Argentina burns ties with biggest foreign investor for cash and nationalism - JumpCrisscross
http://www.economist.com/node/21553070

======
pitiburi
A worldwide campaign in help of Repsol is in act, and this article is just one
example of misinformation. It's a pretty bad article if you really want to
know what is going on. The truth from the argentinian side goes completely
missing, and after reading it, the idea you get is very very wrong about what
the problem is about, the why and the how. The truth is that the company
Repsol was using YPF for milking its money and transfer it abroad, without
taking any care about sustaining or increasing production. ALL the other
companies with any percentage in YPF will be not bought out, and all of them
were voting against the Repsol plan to not do maintenance on the oil wells.

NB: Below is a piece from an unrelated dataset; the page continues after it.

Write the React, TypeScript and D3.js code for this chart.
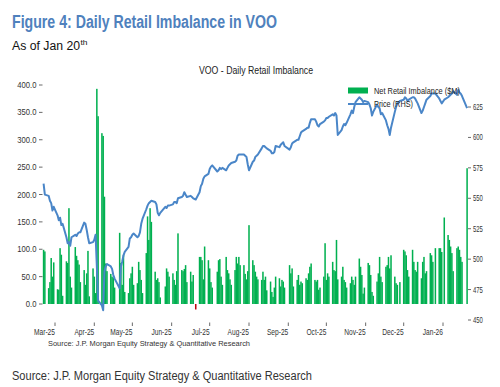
import React from "react";
import * as d3 from "d3";

// ---- Data ----
const imbFeb25 = [99, 96, 29, 40, 84, 50, 76];
const imbMar25 = [27, 26, 102, 90, 15, 78, 75, 175, 50, 30, 104, 88, 80, 72, 40, 62, 35, 56, 97, 14, 65];
const imbApr25 = [50, 20, 393, 343, 312, 307, 196, 74, 60, 55, 50, 48, 30, 130, 75, 35, 90, 22, 20, 47, 56];
const imbMay25 = [68, 35, 38, 77, 62, 44, 20, 93, 160, 117, 175, 150, 59, 44, 47, 40, 12, 32, 65, 59, 50];
const imbJun25 = [56, 44, 35, 60, 129, 62, 60, 64, 71, 40, 59, 41, 53, -10, 86, 86, 80, 45, 105, 80];
const imbJul25 = [65, 40, 30, 59, 80, 82, 50, 35, 86, 62, 56, 45, 35, 62, 86, 74, 86, 71, 71, 55, 45, 60];
const imbAug25 = [144, 80, 71, 59, 50, 45, 44, 59, 44, 50, 25, 41, 22, 13, 30, 50, 47, 32, 44, 41, 30];
const imbSep25 = [71, 56, 65, 32, 44, 53, 35, 41, 38, 47, 44, 56, 68, 74, 44, 41, 44, 26, 30, 50, 111];
const imbOct25 = [44, 56, 50, 77, 62, 60, 117, 45, 50, 68, 44, 40, 30, 38, 50, 44, 35, 50, 83, 68, 53, 19, 30];
const imbNov25 = [75, 71, 53, 22, 15, 41, 56, 86, 50, 40, 68, 71, 86, 65, 89, 50, 38, 35, 40];
const imbDec25 = [99, 96, 89, 62, 50, 99, 77, 62, 59, 77, 47, 77, 86, 56, 60, 93, 89, 77, 102, 102, 102, 95];
const imbJan26 = [158, 126, 117, 105, 93, 60, 102, 105, 99, 86, 77, 248];

const pxFeb25 = [562, 553, 552, 548, 546, 540, 543];
const pxMar25 = [536, 532, 534, 528, 529, 518, 513, 514, 511, 518, 520, 519, 521, 522, 522, 530, 529, 524, 518, 513, 514];
const pxApr25 = [516, 520, 494, 466, 462, 458, 490, 494, 496, 494, 492, 487, 484, 476, 494, 498, 503, 506, 510, 517, 518];
const pxMay25 = [520, 521, 518, 519, 522, 529, 533, 541, 544, 546, 547, 548, 547, 545, 538, 536, 538, 543, 542, 544, 544];
const pxJun25 = [545, 547, 547, 546, 550, 551, 552, 555, 553, 551, 552, 551, 550, 549, 555, 560, 562, 566, 568, 570];
const pxJul25 = [574, 576, 577, 572, 573, 575, 574, 575, 573, 575, 577, 578, 579, 580, 581, 585, 586, 586, 586, 585, 584, 578];
const pxAug25 = [573, 580, 581, 584, 585, 586, 591, 593, 593, 592, 591, 589, 587, 587, 588, 593, 592, 594, 595, 596, 593];
const pxSep25 = [590, 592, 595, 596, 598, 598, 601, 604, 605, 607, 608, 608, 612, 615, 615, 613, 610, 609, 611, 613, 614];
const pxOct25 = [616, 616, 617, 619, 618, 620, 618, 602, 606, 609, 611, 610, 612, 619, 622, 620, 625, 629, 633, 632, 631, 629, 630];
const pxNov25 = [629, 627, 624, 618, 621, 627, 625, 624, 619, 620, 614, 610, 607, 602, 608, 621, 625, 628, 630];
const pxDec25 = [631, 633, 632, 630, 631, 633, 633, 632, 630, 628, 620, 622, 625, 628, 631, 634, 636, 636, 636, 632, 630, 628];
const pxJan26 = [631, 633, 634, 635, 636, 638, 635, 639, 637, 636, 634, 624];

const holidays = ["2025-04-18", "2025-05-26", "2025-06-19", "2025-07-04", "2025-09-01", "2025-11-27", "2025-12-25", "2026-01-01", "2026-01-19"];
const startDate = "2025-02-20";
const endDate = "2026-01-20";

const leftTicks = [0, 50, 100, 150, 200, 250, 300, 350, 400];
const rightTicks = [450, 475, 500, 525, 550, 575, 600, 625];

const titleText = "Figure 4: Daily Retail Imbalance in VOO";
const subtitleText = "As of Jan 20";
const chartTitle = "VOO - Daily Retail Imbalance";
const sourceText = "Source: J.P. Morgan Equity Strategy & Quantitative Research";
const legendBar = "Net Retail Imbalance ($M)";
const legendLine = "Price (RHS)";

// ---- helpers ----
function tradingDays(): Date[] {
  const out: Date[] = [];
  const s = new Date(startDate + "T00:00:00Z");
  const e = new Date(endDate + "T00:00:00Z");
  for (let d = s; d <= e; d = d3.utcDay.offset(d, 1)) {
    const dow = d.getUTCDay();
    const iso = d.toISOString().slice(0, 10);
    if (dow === 0 || dow === 6 || holidays.includes(iso)) continue;
    out.push(d);
  }
  return out;
}

const FONT = "'Liberation Sans', Arial, sans-serif";

function SText(props: any) {
  const { x, y, anchor = "start", size = 9, fill = "#333", weight = "normal", children, tl } = props;
  return (
    <text
      x={x}
      y={y}
      textAnchor={anchor}
      fontSize={size}
      fill={fill}
      fontWeight={weight}
      fontFamily={FONT}
      {...(tl ? { textLength: tl, lengthAdjust: "spacingAndGlyphs" } : {})}
    >
      {children}
    </text>
  );
}

// approximate Arial advance widths (em) for compressing tick labels
const CW: Record<string, number> = {
  M: 0.833, a: 0.556, r: 0.333, "-": 0.333, A: 0.667, p: 0.556, y: 0.5, J: 0.5, u: 0.556,
  n: 0.556, l: 0.222, g: 0.556, S: 0.667, e: 0.556, O: 0.778, c: 0.5, t: 0.278, N: 0.722,
  o: 0.556, v: 0.5, D: 0.722, ".": 0.278,
};
const textW = (s: string, size: number) =>
  s.split("").reduce((acc, ch) => acc + (CW[ch] ?? 0.556), 0) * size;

export default function App() {
  const dates = tradingDays();
  const imb = [
    ...imbFeb25, ...imbMar25, ...imbApr25, ...imbMay25, ...imbJun25, ...imbJul25,
    ...imbAug25, ...imbSep25, ...imbOct25, ...imbNov25, ...imbDec25, ...imbJan26,
  ];
  const px = [
    ...pxFeb25, ...pxMar25, ...pxApr25, ...pxMay25, ...pxJun25, ...pxJul25,
    ...pxAug25, ...pxSep25, ...pxOct25, ...pxNov25, ...pxDec25, ...pxJan26,
  ];
  const data = dates.map((d, i) => ({ d, v: imb[i] ?? 0, p: px[i] ?? px[px.length - 1] }));

  const x = d3
    .scaleUtc()
    .domain([new Date(Date.UTC(2025, 2, 1)), new Date(Date.UTC(2026, 0, 1))])
    .range([55, 443]);
  const yL = d3.scaleLinear().domain([0, 400]).range([304, 85]);
  const yR = d3.scaleLinear().domain([450, 625]).range([320, 107]);

  const dayW = x(new Date(Date.UTC(2025, 5, 2))) - x(new Date(Date.UTC(2025, 5, 1)));
  const barW = dayW + 0.25;
  const months = d3.utcMonth.range(new Date(Date.UTC(2025, 2, 1)), new Date(Date.UTC(2026, 0, 2)));
  const fmtMonth = d3.utcFormat("%b-%y");

  const line = d3
    .line<any>()
    .x((r) => x(r.d))
    .y((r) => yR(r.p))
    .curve(d3.curveLinear);

  const tickSize = 8.5;

  return (
    <svg
      width={500}
      height={387}
      style={{ position: "absolute", left: 0, top: 0, background: "#fff" }}
    >
      <rect x={0} y={0} width={500} height={387} fill="#fff" />
      {/* headings */}
      <SText x={12} y={28} size={18} weight="bold" fill="#4f81bd" tl={265}>{titleText}</SText>
      <SText x={12} y={50} size={12.5} fill="#111" tl={68}>{subtitleText}</SText>
      <SText x={80.5} y={44.5} size={7.5} fill="#111" tl={7}>th</SText>
      <SText x={256} y={74} size={10} fill="#222" anchor="middle" tl={114}>{chartTitle}</SText>

      {/* bars */}
      <g>
        {data.map((r, i) => {
          const y0 = yL(0);
          const y1 = yL(r.v);
          return (
            <rect
              key={i}
              x={x(r.d) - barW / 2}
              y={Math.min(y0, y1)}
              width={barW}
              height={Math.abs(y1 - y0)}
              fill={r.v < 0 ? "#c0000b" : "#00b050"}
            />
          );
        })}
      </g>

      {/* price line */}
      <path d={line(data) || ""} fill="none" stroke="#4a86c8" strokeWidth={2} strokeLinejoin="round" />

      {/* left axis */}
      <g>
        {leftTicks.map((t) => {
          const s = t.toFixed(1);
          return (
            <g key={t}>
              <line x1={39} x2={42.5} y1={yL(t)} y2={yL(t)} stroke="#444" strokeWidth={0.8} />
              <SText x={36.5} y={yL(t) + 3} size={tickSize} anchor="end" tl={textW(s, tickSize) * 0.9}>{s}</SText>
            </g>
          );
        })}
      </g>

      {/* right axis */}
      <g>
        {rightTicks.map((t) => {
          const s = String(t);
          return (
            <g key={t}>
              <line x1={468} x2={471} y1={yR(t)} y2={yR(t)} stroke="#444" strokeWidth={0.8} />
              <SText x={473} y={yR(t) + 3} size={tickSize} tl={textW(s, tickSize) * 0.7}>{s}</SText>
            </g>
          );
        })}
      </g>

      {/* x axis */}
      <g>
        {months.map((m, i) => {
          const s = fmtMonth(m);
          return (
            <g key={i}>
              <line x1={x(m)} x2={x(m)} y1={322.5} y2={326} stroke="#444" strokeWidth={0.8} />
              <SText x={x(m)} y={334.5} size={tickSize} anchor="end" tl={textW(s, tickSize) * 0.78}>{s}</SText>
            </g>
          );
        })}
      </g>

      {/* inner source */}
      <SText x={48} y={345.5} size={8} fill="#333" tl={202}>{sourceText}</SText>

      {/* legend */}
      <rect x={348} y={87.5} width={20} height={6} fill="#00b050" />
      <SText x={374} y={94} size={8.5} fill="#222" tl={86}>{legendBar}</SText>
      <line x1={348} x2={368} y1={104} y2={104} stroke="#4a86c8" strokeWidth={2} />
      <SText x={374} y={107} size={8.5} fill="#222" tl={39}>{legendLine}</SText>

      {/* outer source */}
      <SText x={12} y={380} size={12} fill="#333" tl={300}>{sourceText}</SText>
    </svg>
  );
}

Repsol just wanted to move the money, speculate and eventually sell its
participation (there were ongoing talks with China). All of that was against
the law, they bought under certain responsibilities and they were not
fulfilling them. The well were not maintained, there was not prospective
works, many many cases of ecological problems, and many WORKING wells were
closed for speculative purposes. But the real reason for the takeover was that
Argentina has being growing a LOT these last years, and they will keep on
growing, so they need a good and cheap supply of oil. But mostly a SECURE
energy supply. And Repsol was using YPF just for moving money, speculation,
and was ruining the many different assets the corporation had. Repsol was
opposed by all the other shareholders within YPF, but having 51% they were
just doing anything they wanted. Well, in a very reasonable move, the country
in need of a stable oil production took again control of their own oil. Sad to
see this type of "journalism" as news in HN.